MOEDAS - EAU DE PARFUM
Outubro 24, 2021
J.J. Faria Santos
Inebriados pelo novo flautista de Lisboa, os senadores da direita, liderando os correligionários, acorreram pressurosos à tomada de posse do alcaide. Não se poderá dizer que “foi bonita a festa, pá!” (expressão plebeia e esquerdista), ou que foi “chique a valer” (queirosianamente démodé). Terá sido, sei lá, amorosa, fantástica.
Não faltaram os comentadores do regime, ex-líderes dos respectivos partidos, que peroram aos domingos em canal aberto, assessorados por jornalistas que fazem de ponto ou de mestres de cerimónia. (O contraditório em espaços de opinião assinados é só para os políticos irascíveis.) Não faltou o ex-Presidente, especialista em artigos politicamente orientados disfarçados de ensaios de economia política.
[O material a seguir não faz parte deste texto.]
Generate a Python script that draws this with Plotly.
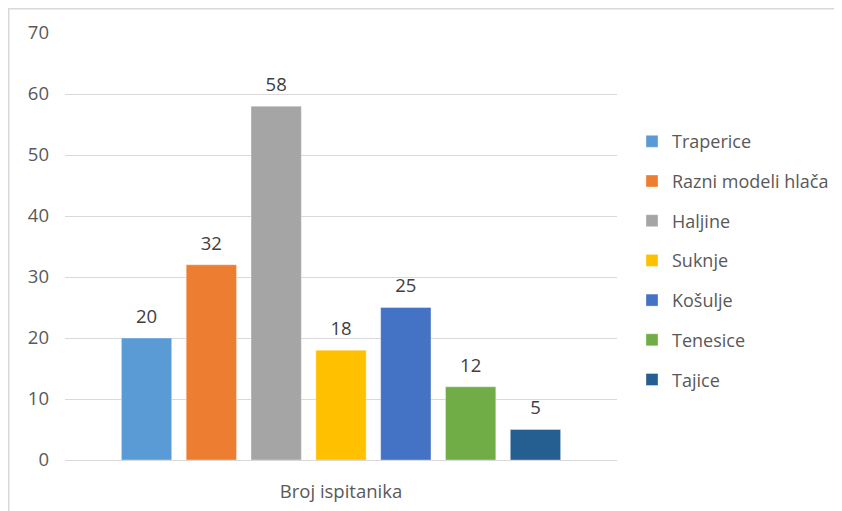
import plotly.graph_objects as go

category = ["Broj ispitanika"]
series_names = ["Traperice", "Razni modeli hlača", "Haljine", "Suknje", "Košulje", "Tenesice", "Tajice"]
series_values = [20, 32, 58, 18, 25, 12, 5]
series_colors = ["#5B9BD5", "#ED7D31", "#A5A5A5", "#FFC000", "#4472C4", "#70AD47", "#255E91"]
y_ticks = [0, 10, 20, 30, 40, 50, 60, 70]

W, H = 842, 511
L, R, T, B = 57, 233, 25, 59
pw, ph = W - L - R, H - T - B
LABEL_PAD = 1.15  # gap between bar top and its data label, in axis units

font_family = "'Open Sans', sans-serif"

fig = go.Figure()
for name, val, col in zip(series_names, series_values, series_colors):
    fig.add_trace(go.Bar(
        x=category, y=[val], name=name, legendgroup=name, offsetgroup=name,
        marker=dict(color=col, line=dict(color="rgba(255,255,255,0.35)", width=1)),
        hoverinfo="name+y",
    ))
    # transparent spacer carrying the data label, sitting on top of the bar
    fig.add_trace(go.Bar(
        x=category, y=[LABEL_PAD], base=[val], name=name, legendgroup=name,
        offsetgroup=name, showlegend=False, hoverinfo="skip",
        marker=dict(color="rgba(0,0,0,0)", line=dict(width=0)),
        text=[str(val)], textposition="outside", cliponaxis=False,
        textfont=dict(size=18.5, color="#404040", family=font_family),
    ))

def px_to_paper_x(px):
    return (px - L) / pw

def px_to_paper_y(py):
    return (H - B - py) / ph

fig.update_layout(
    width=W, height=H,
    margin=dict(l=L, r=R, t=T, b=B, autoexpand=False),
    paper_bgcolor="white", plot_bgcolor="white",
    barmode="group", bargap=0.178, bargroupgap=0.224,
    font=dict(family=font_family, size=16, color="#595959"),
    showlegend=True,
    legend=dict(
        x=1 + 15 / pw, y=0.789, xref="paper", yref="paper",
        xanchor="left", yanchor="top",
        traceorder="grouped", tracegroupgap=13.3,
        font=dict(size=18, color="#595959", family=font_family),
        itemwidth=30, bgcolor="rgba(0,0,0,0)",
    ),
    xaxis=dict(
        showgrid=False, showline=True, linecolor="#D9D9D9", linewidth=1,
        ticks="", ticklabelstandoff=15, automargin=False,
        tickfont=dict(size=18.5, color="#595959"),
    ),
    yaxis=dict(
        range=[0, 70], tickvals=y_ticks, showgrid=True, gridcolor="#D9D9D9",
        gridwidth=1, zeroline=False, showline=False, ticks="", automargin=False,
        ticklabelstandoff=15, tickfont=dict(size=18.5, color="#595959"),
    ),
    shapes=[dict(
        type="rect", xref="paper", yref="paper",
        x0=px_to_paper_x(0.75), x1=px_to_paper_x(W + 5),
        y0=px_to_paper_y(H + 5), y1=px_to_paper_y(0.75),
        line=dict(color="#D9D9D9", width=1.5), layer="below",
    )],
)

fig.write_html("out.html")
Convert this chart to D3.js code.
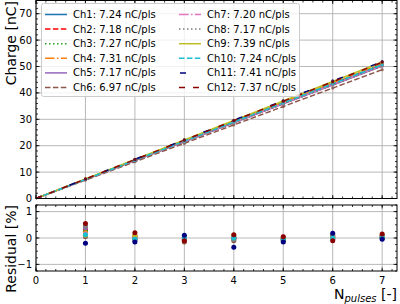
<!DOCTYPE html>
<html>
<head>
<meta charset="utf-8">
<script src="https://cdn.jsdelivr.net/npm/d3@7"></script>
<style>
  body { margin: 0; background: #fff; }
  text { font-family: "DejaVu Sans", sans-serif; }
</style>
</head>
<body>
<div id="chart"></div>
<script>
// channel data
const channels = ["Ch1", "Ch2", "Ch3", "Ch4", "Ch5", "Ch6", "Ch7", "Ch8", "Ch9", "Ch10", "Ch11", "Ch12"];
const slopes = [7.24, 7.18, 7.27, 7.31, 7.17, 6.97, 7.20, 7.17, 7.39, 7.24, 7.41, 7.37];
const colors = ["#1f77b4", "#ff0000", "#22a022", "#ff7f0e", "#9467bd", "#8c564b",
                "#e377c2", "#7f7f7f", "#bcbd22", "#17becf", "#000080", "#8b0000"];
const dashes = ["none", "5.5,2.4", "1.5,2.5", "9.6,2.4,1.5,2.4", "none", "5.5,2.4",
                "9.6,2.4,1.5,2.4", "1.5,2.5", "none", "5.5,2.4", "6,30", "6,8"];
const nPulses = [1, 2, 3, 4, 5, 6, 7];
// residuals [%] per channel, one value per pulse count
const residuals = [
  [0.30, -0.05, -0.10, 0.00, -0.05, -0.05, 0.00],
  [0.35, 0.05, -0.05, 0.00, -0.05, 0.05, 0.05],
  [0.25, 0.00, 0.00, 0.05, -0.10, 0.00, 0.00],
  [0.20, 0.10, -0.10, -0.05, 0.00, 0.10, 0.10],
  [0.40, -0.05, 0.05, 0.00, -0.05, -0.05, 0.05],
  [0.05, -0.10, -0.15, -0.10, -0.10, 0.05, 0.00],
  [0.15, 0.05, 0.00, 0.05, 0.05, -0.05, 0.10],
  [0.45, 0.00, -0.05, -0.05, 0.00, 0.10, 0.05],
  [0.10, 0.10, 0.05, 0.10, 0.00, 0.00, 0.10],
  [0.12, -0.05, 0.00, 0.00, -0.05, 0.00, 0.05],
  [-0.20, -0.15, 0.10, -0.35, -0.15, 0.18, -0.05],
  [0.55, 0.20, -0.10, 0.12, 0.05, -0.10, 0.15]
];
const xTicks = [0, 1, 2, 3, 4, 5, 6, 7];
const yTicks = [0, 10, 20, 30, 40, 50, 60, 70];
const rTicks = [-1, 0, 1];

const W = 400, H = 304;
const svg = d3.select("#chart").append("svg")
  .attr("width", W).attr("height", H);

const x = d3.scaleLinear().domain([0, 7.3]).range([36, 397]);
const y = d3.scaleLinear().domain([0, 75]).range([198.5, 0.5]);
const yr = d3.scaleLinear().domain([-1.25, 1.25]).range([271, 205]);

// draws grid, ticks (inward on all four sides) and frame for one panel
function panel(ys, majors, minorStep, showX) {
  const [x0, x1] = x.range();
  const [yb, yt] = ys.range();
  const g = svg.append("g");
  g.selectAll(".gx").data(xTicks).join("line")
    .attr("x1", d => x(d)).attr("x2", d => x(d)).attr("y1", yb).attr("y2", yt)
    .attr("stroke", "#b0b0b0").attr("stroke-width", 0.9);
  g.selectAll(".gy").data(majors).join("line")
    .attr("x1", x0).attr("x2", x1).attr("y1", d => ys(d)).attr("y2", d => ys(d))
    .attr("stroke", "#b0b0b0").attr("stroke-width", 0.9);

  const xMinor = d3.range(0, 7.3, 0.2);
  const yMinor = d3.range(ys.domain()[0], ys.domain()[1] + 1e-9, minorStep);
  const tk = svg.append("g").attr("stroke", "#000").attr("stroke-width", 0.8);
  [[xMinor, 2], [xTicks, 3.5]].forEach(([arr, len]) => {
    tk.selectAll(null).data(arr).join("line")
      .attr("x1", d => x(d)).attr("x2", d => x(d)).attr("y1", yb).attr("y2", yb - len);
    tk.selectAll(null).data(arr).join("line")
      .attr("x1", d => x(d)).attr("x2", d => x(d)).attr("y1", yt).attr("y2", yt + len);
  });
  [[yMinor, 2], [majors, 3.5]].forEach(([arr, len]) => {
    tk.selectAll(null).data(arr).join("line")
      .attr("x1", x0).attr("x2", x0 + len).attr("y1", d => ys(d)).attr("y2", d => ys(d));
    tk.selectAll(null).data(arr).join("line")
      .attr("x1", x1).attr("x2", x1 - len).attr("y1", d => ys(d)).attr("y2", d => ys(d));
  });

  svg.append("g").selectAll("text").data(majors).join("text")
    .attr("x", x0 - 4).attr("y", d => ys(d)).attr("dy", "0.35em")
    .attr("text-anchor", "end").attr("font-size", 10)
    .text(d => d3.format("")(d).replace("-", "\u2212"));
  if (showX) {
    svg.append("g").selectAll("text").data(xTicks).join("text")
      .attr("x", d => x(d)).attr("y", yb + 12.5)
      .attr("text-anchor", "middle").attr("font-size", 10)
      .text(d => d);
  }
  return g;
}

panel(y, yTicks, 2, false);
panel(yr, rTicks, 0.25, true);

// fit lines through origin
const line = d3.line().x(d => x(d[0])).y(d => y(d[1]));
const lines = svg.append("g");
channels.forEach((c, i) => {
  const pts = [0].concat(nPulses).map(n => [n, slopes[i] * n]);
  lines.append("path").datum(pts)
    .attr("d", line).attr("fill", "none")
    .attr("stroke", colors[i]).attr("stroke-width", 1.5)
    .attr("stroke-dasharray", dashes[i]);
});

// measured points in top panel and residuals in bottom panel
channels.forEach((c, i) => {
  const pts = nPulses.map((n, j) => ({ n, r: residuals[i][j], q: slopes[i] * n * (1 + residuals[i][j] / 100) }));
  svg.append("g").selectAll("circle").data(pts).join("circle")
    .attr("cx", d => x(d.n)).attr("cy", d => y(d.q)).attr("r", 1.6)
    .attr("fill", colors[i]).attr("opacity", 0.8);
  svg.append("g").selectAll("circle").data(pts).join("circle")
    .attr("cx", d => x(d.n)).attr("cy", d => yr(d.r)).attr("r", 2.5)
    .attr("fill", colors[i]);
});

// frames
[[y, 0.5, 198.5], [yr, 205, 271]].forEach(([s, t, b]) => {
  svg.append("rect").attr("x", 36).attr("y", t).attr("width", 361).attr("height", b - t)
    .attr("fill", "none").attr("stroke", "#000").attr("stroke-width", 1);
});

// legend
const leg = svg.append("g");
leg.append("rect").attr("x", 41.5).attr("y", 3.5).attr("width", 258).attr("height", 93)
  .attr("rx", 2).attr("fill", "#fff").attr("fill-opacity", 0.8)
  .attr("stroke", "#cccccc").attr("stroke-width", 1);
channels.forEach((c, i) => {
  const col = Math.floor(i / 6), row = i % 6;
  const hx = col === 0 ? 45 : 179;
  const ty = 14.5 + row * 14.6;
  leg.append("line").attr("x1", hx).attr("x2", hx + 22).attr("y1", ty).attr("y2", ty)
    .attr("stroke", colors[i]).attr("stroke-width", 1.5)
    .attr("stroke-dasharray", dashes[i] === "6,30" ? "0,1,6,30" : dashes[i]);
  leg.append("text").attr("x", hx + 28).attr("y", ty).attr("dy", "0.35em")
    .attr("font-size", 10).text(`${c}: ${slopes[i].toFixed(2)} nC/pls`);
});

// axis labels
svg.append("text").attr("transform", "translate(16,1) rotate(-90)")
  .attr("text-anchor", "end").attr("font-size", 14).text("Charge [nC]");
svg.append("text").attr("transform", "translate(16,205) rotate(-90)")
  .attr("text-anchor", "end").attr("font-size", 14).text("Residual [%]");
const xl = svg.append("text").attr("x", 397).attr("y", 299).attr("text-anchor", "end").attr("font-size", 14);
xl.append("tspan").text("N");
xl.append("tspan").attr("font-size", 10).attr("font-style", "italic").attr("dy", 3).text("pulses");
xl.append("tspan").attr("dy", -3).text(" [-]");
</script>
</body>
</html>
Não faltou o ex-primeiro-ministro, espoliado do costismo, D. Sebastião emérito, avaro nas aparições mas cirúrgico nas intenções. Não faltaram os contendores da guerra do trono: o barroco e incisivo Rangel e o abrasivo e acossado Rio. E figuras avulsas, de mérito variado, que abandonaram por algumas horas as suas empresas, fundações ou instituições financeiras para celebrar o que julgam ser o momento fundador do renascimento da direita. Todos eles se encharcaram de Moedas, o novo perfume do poder, com notas vibrantes e um toque cosmopolita, ainda para mais agora que a esquerda se compraz na divisão e no cálculo.
Houve quem notasse um certo odor a bafio. Nada que um vigoroso arejamento e um generoso aspergir de um fougère clássico não dissipe, julgam eles. Como se o passado fosse um país estrangeiro e a memória uma excentricidade dos ressentidos. Melhor será que celebremos todos a soberania do voto popular, as virtudes do Estado de direito e a importância da alternância democrática. Para depois podermos livremente dizer, como José Régio: “Não sei por onde vou, / Não sei para onde vou, /- Sei que não vou por aí!”